**PROBLEM TO SOLVE**
Please, without the pictures, retype exactly the lines from the start of the material through the line that holds "import matplotlib.pyplot as plt".

Figure scripts:
-- Begin --
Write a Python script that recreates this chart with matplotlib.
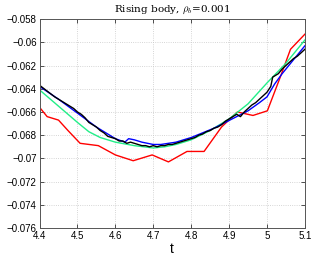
import matplotlib
matplotlib.use("Agg")
import matplotlib.pyplot as plt

t_black = [4.40, 4.42, 4.44, 4.46, 4.48, 4.49, 4.50, 4.51, 4.52, 4.53, 4.54, 4.55, 4.56, 4.57,
           4.58, 4.59, 4.60, 4.61, 4.62, 4.63, 4.64, 4.65, 4.66, 4.67, 4.68, 4.69, 4.70, 4.71,
           4.72, 4.73, 4.74, 4.75, 4.76, 4.77, 4.78, 4.79, 4.80, 4.81, 4.82, 4.83, 4.84, 4.85,
           4.86, 4.87, 4.88, 4.89, 4.90, 4.91, 4.92, 4.93, 4.94, 4.95, 4.96, 4.97, 4.98, 4.99,
           5.00, 5.01, 5.015, 5.02, 5.03, 5.04, 5.05, 5.06, 5.07, 5.08, 5.09, 5.10]
v_black = [-0.0637, -0.0642, -0.0647, -0.0651, -0.0655, -0.0657, -0.0660, -0.0662, -0.0665,
           -0.0669, -0.0671, -0.0673, -0.0676, -0.0678, -0.0681, -0.0682, -0.0683, -0.0685,
           -0.0685, -0.0687, -0.0686, -0.0687, -0.0688, -0.0689, -0.0689, -0.0690, -0.0689,
           -0.0690, -0.0689, -0.0689, -0.0688, -0.0688, -0.0687, -0.0686, -0.0685, -0.0684,
           -0.0683, -0.0682, -0.0680, -0.0679, -0.0677, -0.0676, -0.0674, -0.0673, -0.0671,
           -0.0668, -0.0666, -0.0664, -0.0662, -0.0664, -0.0660, -0.0657, -0.0654, -0.0652,
           -0.0649, -0.0646, -0.0643, -0.0638, -0.0630, -0.0629, -0.0627, -0.0623, -0.0620,
           -0.0617, -0.0614, -0.0612, -0.0609, -0.0606]

t_blue = [4.40, 4.45, 4.50, 4.55, 4.60, 4.625, 4.635, 4.65, 4.67, 4.70, 4.72, 4.74, 4.76,
          4.78, 4.80, 4.83, 4.86, 4.89, 4.92, 4.95, 4.98, 5.00, 5.02, 5.04, 5.06, 5.08, 5.10]
v_blue = [-0.0638, -0.0649, -0.0661, -0.0673, -0.0683, -0.0686, -0.0683, -0.0684, -0.0686,
          -0.0688, -0.0688, -0.0687, -0.0686, -0.0684, -0.0682, -0.0678, -0.0674, -0.0669,
          -0.0664, -0.0659, -0.0652, -0.0647, -0.0636, -0.0627, -0.0619, -0.0611, -0.0603]

t_green = [4.40, 4.45, 4.50, 4.53, 4.56, 4.60, 4.65, 4.70, 4.73, 4.76, 4.80, 4.85, 4.90,
           4.95, 5.00, 5.05, 5.10]
v_green = [-0.0641, -0.0655, -0.0669, -0.0677, -0.0682, -0.0686, -0.0689, -0.0691, -0.0690,
           -0.0688, -0.0684, -0.0676, -0.0666, -0.0653, -0.0635, -0.0618, -0.0598]

t_red = [4.40, 4.42, 4.45, 4.475, 4.507, 4.555, 4.60, 4.647, 4.697, 4.74, 4.789, 4.834,
         4.88, 4.922, 4.963, 5.001, 5.035, 5.062, 5.10]
v_red = [-0.0656, -0.0664, -0.0667, -0.0676, -0.0687, -0.0689, -0.0697, -0.0702, -0.0697,
         -0.0703, -0.0694, -0.0694, -0.0673, -0.0660, -0.0663, -0.0659, -0.0630, -0.0606,
         -0.0593]

x_ticks = [4.4, 4.5, 4.6, 4.7, 4.8, 4.9, 5.0, 5.1]
x_labels = ["4.4", "4.5", "4.6", "4.7", "4.8", "4.9", "5", "5.1"]
y_ticks = [-0.076, -0.074, -0.072, -0.070, -0.068, -0.066, -0.064, -0.062, -0.060, -0.058]
y_labels = ["\u22120.076", "\u22120.074", "\u22120.072", "\u22120.07", "\u22120.068",
            "\u22120.066", "\u22120.064", "\u22120.062", "\u22120.06", "\u22120.058"]

plt.rcParams['mathtext.fontset'] = 'cm'
fig = plt.figure(figsize=(3.14, 2.58), dpi=100)
ax = fig.add_axes([0.126, 0.116, 0.845, 0.810])

ax.plot(t_red, v_red, color='#ff0000', lw=1.0)
ax.plot(t_green, v_green, color='#22ee88', lw=1.0)
ax.plot(t_blue, v_blue, color='#0000ff', lw=1.0)
ax.plot(t_black, v_black, color='#000000', lw=1.0)

ax.set_xlim(4.4, 5.1)
ax.set_ylim(-0.076, -0.058)
ax.set_xticks(x_ticks)
ax.set_xticklabels(x_labels, fontsize=7, family='Liberation Sans')
ax.set_yticks(y_ticks)
ax.set_yticklabels(y_labels, fontsize=7, family='Liberation Sans')
ax.tick_params(direction='in', length=3, width=0.6, top=True, right=True, pad=2, colors='#333333', labelcolor='black')
ax.grid(True, linestyle=':', color='#c8c8c8', lw=0.6)
for s in ax.spines.values():
    s.set_color('#555555')
    s.set_linewidth(0.7)
ax.set_xlabel('t', fontsize=10, family='Liberation Sans', labelpad=1)
ax.set_title(r'Rising body, $\rho_b$=0.001', fontsize=7.5, family='DejaVu Serif', pad=5)

fig.savefig('out.png', dpi=100)
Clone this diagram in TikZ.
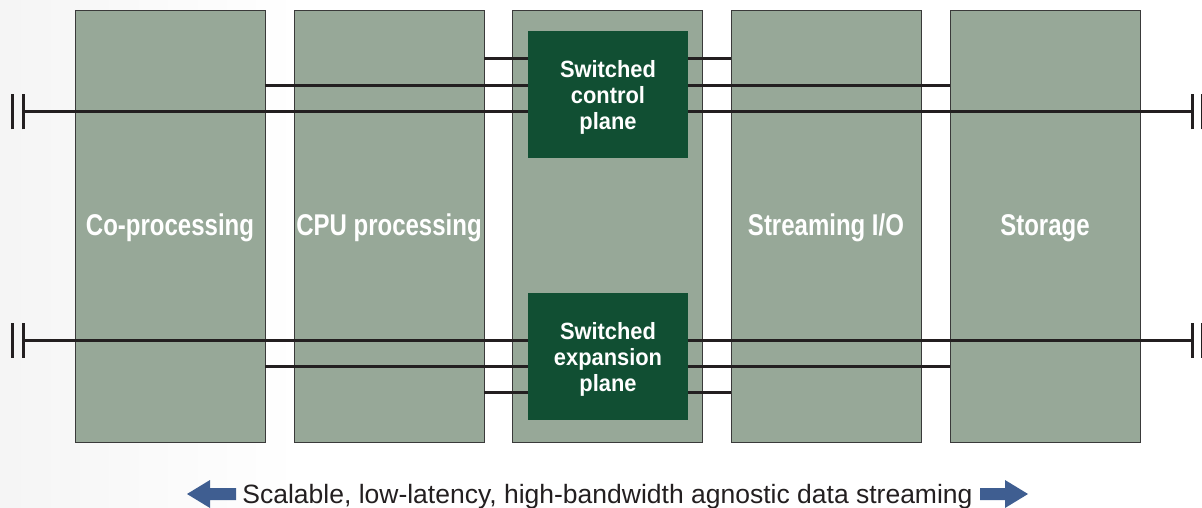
\documentclass[tikz,border=0pt]{standalone}
\usepackage{fontspec}
\setmainfont{Liberation Sans}
\newfontfamily\condfont[FakeStretch=0.8]{Liberation Sans Bold}
\newfontfamily\planefont[FakeStretch=0.93]{Liberation Sans Bold}
\definecolor{sage}{HTML}{97A898}
\definecolor{dkgreen}{HTML}{114F33}
\definecolor{busc}{HTML}{231F20}
\definecolor{arrowc}{HTML}{3F5E91}
\definecolor{edgec}{HTML}{3A3A3A}
\newcommand\topstrut{\rule{0pt}{23.5pt}}
\tikzset{
  col/.style={rectangle, draw=edgec, line width=0.9pt, fill=sage, minimum width=190pt, minimum height=432pt, inner sep=0pt, outer sep=0pt, text=white, text height=24pt, text depth=6pt, font=\condfont\fontsize{30}{34}\selectfont},
  plane/.style={rectangle, fill=dkgreen, minimum width=160pt, minimum height=127pt, inner sep=0pt, outer sep=0pt, text=white, align=center, font=\planefont\fontsize{23.5}{26}\selectfont},
  bus/.style={draw=busc, line width=3pt},
  term/.style={draw=busc, line width=3pt},
  fatarrow/.style={fill=arrowc, draw=none}
}
\begin{document}
\begin{tikzpicture}[x=1pt,y=-1pt]
\useasboundingbox (0,0) rectangle (1202,508);
\shade[left color=black!4, right color=white] (0,0) rectangle (300,508);
\fill[white] (300,0) rectangle (1202,508);
% columns
\node[col] (c1) at (170,226) {Co-processing};
\node[col] (c2) at (389,226) {CPU processing};
\node[col] (c3) at (607.5,226) {};
\node[col] (c4) at (826,226) {Streaming I/O};
\node[col] (c5) at (1045,226) {Storage};
% bus coordinates
\coordinate (yA) at (0,59);
\coordinate (yB) at (0,86);
\coordinate (yC) at (0,112);
\coordinate (yD) at (0,340);
\coordinate (yE) at (0,366);
\coordinate (yF) at (0,392);
\coordinate (LC) at (23,112);
\coordinate (RC) at (1192,112);
\coordinate (LD) at (23,340);
\coordinate (RD) at (1192,340);
% buses
\draw[bus] (c2.east |- yA) -- (c4.west |- yA);
\draw[bus] (c1.east |- yB) -- (c5.west |- yB);
\draw[bus] (LC) -- (RC);
\draw[bus] (LD) -- (RD);
\draw[bus] (c1.east |- yE) -- (c5.west |- yE);
\draw[bus] (c2.east |- yF) -- (c4.west |- yF);
% terminators
\draw[term] ([yshift=-17.5pt]LC) -- ([yshift=17.5pt]LC);
\draw[term] ([xshift=-11pt,yshift=-17.5pt]LC) -- ([xshift=-11pt,yshift=17.5pt]LC);
\draw[term] ([yshift=-17.5pt]RC) -- ([yshift=17.5pt]RC);
\draw[term] ([xshift=10pt,yshift=-17.5pt]RC) -- ([xshift=10pt,yshift=17.5pt]RC);
\draw[term] ([yshift=-17.5pt]LD) -- ([yshift=17.5pt]LD);
\draw[term] ([xshift=-11pt,yshift=-17.5pt]LD) -- ([xshift=-11pt,yshift=17.5pt]LD);
\draw[term] ([yshift=-17.5pt]RD) -- ([yshift=17.5pt]RD);
\draw[term] ([xshift=10pt,yshift=-17.5pt]RD) -- ([xshift=10pt,yshift=17.5pt]RD);
% planes
\node[plane] (ctl) at (608,94.5) {\topstrut Switched\\control\\plane};
\node[plane] (exp) at (608,356.5) {\topstrut Switched\\expansion\\plane};
% caption
\node[text=busc, font=\fontsize{26.5}{30}\selectfont, inner sep=0pt, anchor=base] (cap) at (607.5,503) {Scalable, low-latency, high-bandwidth agnostic data streaming};
\fill[fatarrow] (187,494) -- (210,480) -- (210,488) -- (236,488) -- (236,500) -- (210,500) -- (210,508) -- cycle;
\fill[fatarrow] (1028,494) -- (1005,480) -- (1005,488) -- (980,488) -- (980,500) -- (1005,500) -- (1005,508) -- cycle;
\end{tikzpicture}
\end{document}
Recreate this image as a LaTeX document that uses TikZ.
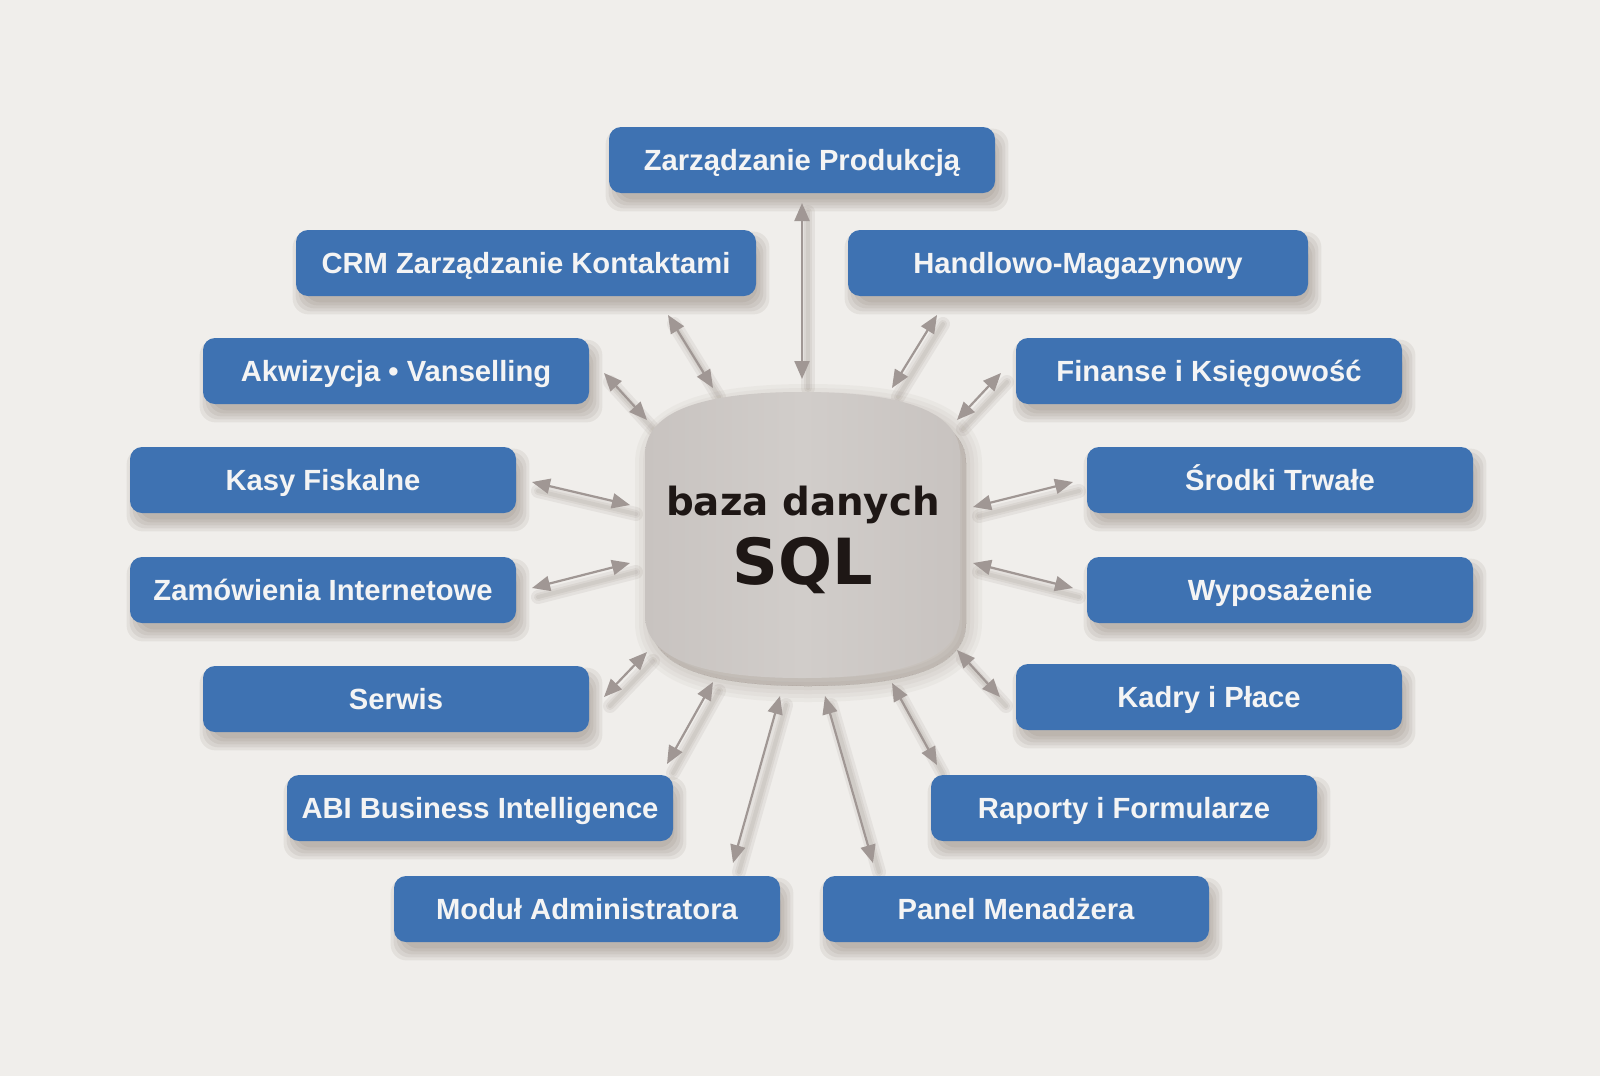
\documentclass[tikz,border=0pt]{standalone}
\usepackage{fontspec}
\setmainfont{Liberation Sans}
\newfontfamily\dbfont{DejaVu Sans}
\usetikzlibrary{arrows.meta}
\definecolor{bgc}{HTML}{F0EEEB}
\definecolor{boxblue}{HTML}{3E72B2}
\definecolor{arrc}{HTML}{A09794}
\definecolor{shc}{HTML}{76685F}
\definecolor{dbedge}{HTML}{C8C3C0}
\definecolor{dbmid}{HTML}{D1CDCA}
\definecolor{txtw}{HTML}{F4F4F4}
\definecolor{txtd}{HTML}{1E1715}
\pgfdeclarelayer{bglayer}
\pgfdeclarelayer{shadowlayer}
\pgfsetlayers{bglayer,shadowlayer,main}
\newcommand\dbshape[1]{\path[#1] (645,455) .. controls (645,405) and (720,392) .. (802,392) .. controls (885,392) and (960,405) .. (960,455) -- (960,615) .. controls (960,665) and (885,678) .. (802,678) .. controls (720,678) and (645,665) .. (645,615) -- cycle;}
\begin{document}
\begin{tikzpicture}[x=0.5pt,y=-0.5pt,
  box/.style={fill=boxblue, rounded corners=6pt, minimum height=33pt, text=txtw,
    font=\bfseries\fontsize{14.6}{17}\selectfont, inner sep=0pt, minimum width=193pt,
    text height=10.4pt, text depth=0pt},
  widebox/.style={box, minimum width=230pt},
  conn/.style={draw=arrc, line width=1.1pt, {Triangle[length=9pt,width=7.5pt]}-{Triangle[length=9pt,width=7.5pt]}},
  dbtext/.style={text=txtd, anchor=base, inner sep=0pt}]
\useasboundingbox (0,0) rectangle (1600,1076);
\begin{pgfonlayer}{bglayer}
  \fill[bgc] (0,0) rectangle (1600,1076);
\end{pgfonlayer}

% database
\begin{pgfonlayer}{shadowlayer}
  \foreach \w in {0pt,4pt,8pt,12pt,16pt}{\dbshape{fill=shc, draw=shc, fill opacity=0.05, draw opacity=0.05, line width=\w, line join=round, shift={(6,8)}}}
\end{pgfonlayer}
\dbshape{left color=dbedge, right color=dbedge, middle color=dbmid}
\coordinate (db) at (802,535);
\node[dbtext, font=\dbfont\bfseries\fontsize{19.4}{22}\selectfont] (dbt1) at (803,515) {baza danych};
\node[dbtext, font=\dbfont\bfseries\fontsize{31.8}{36}\selectfont] (dbt2) at (803,584) {SQL};

% boxes
\node[box] (zp) at (802,160) {Zarządzanie Produkcją};
\node[widebox] (crm) at (526,263) {CRM Zarządzanie Kontaktami};
\node[widebox] (hm) at (1078,263) {Handlowo-Magazynowy};
\node[box] (akw) at (396,371) {Akwizycja • Vanselling};
\node[box] (fin) at (1209,371) {Finanse i Księgowość};
\node[box] (kasy) at (323,480) {Kasy Fiskalne};
\node[box] (sro) at (1280,480) {Środki Trwałe};
\node[box] (zam) at (323,590) {Zamówienia Internetowe};
\node[box] (wyp) at (1280,590) {Wyposażenie};
\node[box] (ser) at (396,699) {Serwis};
\node[box] (kad) at (1209,697) {Kadry i Płace};
\node[box] (abi) at (480,808) {ABI Business Intelligence};
\node[box] (rap) at (1124,808) {Raporty i Formularze};
\node[box] (mod) at (587,909) {Moduł Administratora};
\node[box] (pan) at (1016,909) {Panel Menadżera};

\begin{pgfonlayer}{shadowlayer}
  \foreach \n in {zp,crm,hm,akw,fin,kasy,sro,zam,wyp,ser,kad,abi,rap,mod,pan}{
    \foreach \e in {-4,-1,2,5,8}{
      \fill[shc, opacity=0.1, rounded corners=8pt] ([shift={(5-\e,10+\e)}]\n.south west) rectangle ([shift={(5+\e,10-\e)}]\n.north east);
    }
  }
\end{pgfonlayer}

% connector end points
\coordinate (zpA) at (802,203);  \coordinate (zpB) at (802,379);
\coordinate (crmA) at (668,315); \coordinate (crmB) at (713,388);
\coordinate (hmA) at (937,315);  \coordinate (hmB) at (892,388);
\coordinate (akwA) at (604,373); \coordinate (akwB) at (647,420);
\coordinate (finA) at (1001,373);\coordinate (finB) at (957,420);
\coordinate (kasyA) at (532,482);\coordinate (kasyB) at (630,505);
\coordinate (sroA) at (1073,482);\coordinate (sroB) at (973,507);
\coordinate (zamA) at (532,588); \coordinate (zamB) at (630,563);
\coordinate (wypA) at (1073,588);\coordinate (wypB) at (973,563);
\coordinate (serA) at (604,697); \coordinate (serB) at (647,652);
\coordinate (kadA) at (1000,697);\coordinate (kadB) at (957,650);
\coordinate (abiA) at (667,764); \coordinate (abiB) at (713,682);
\coordinate (rapA) at (937,765); \coordinate (rapB) at (892,683);
\coordinate (modA) at (733,863); \coordinate (modB) at (780,696);
\coordinate (panA) at (873,863); \coordinate (panB) at (825,696);

\foreach \c in {zp,crm,hm,akw,fin,kasy,sro,zam,wyp,ser,kad,abi,rap,mod,pan}{
  \begin{pgfonlayer}{shadowlayer}
    \foreach \w in {2pt,4pt,7pt}{
      \draw[shc, opacity=0.09, line width=\w, line cap=round] ([shift={(6,9)}]\c A) -- ([shift={(6,9)}]\c B);
    }
  \end{pgfonlayer}
  \draw[conn] (\c A) -- (\c B);
}
\end{tikzpicture}
\end{document}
-- End --
**EXERCISE RESPONSE**
Write a Python script that recreates this chart with matplotlib.
import matplotlib
matplotlib.use("Agg")
import matplotlib.pyplot as plt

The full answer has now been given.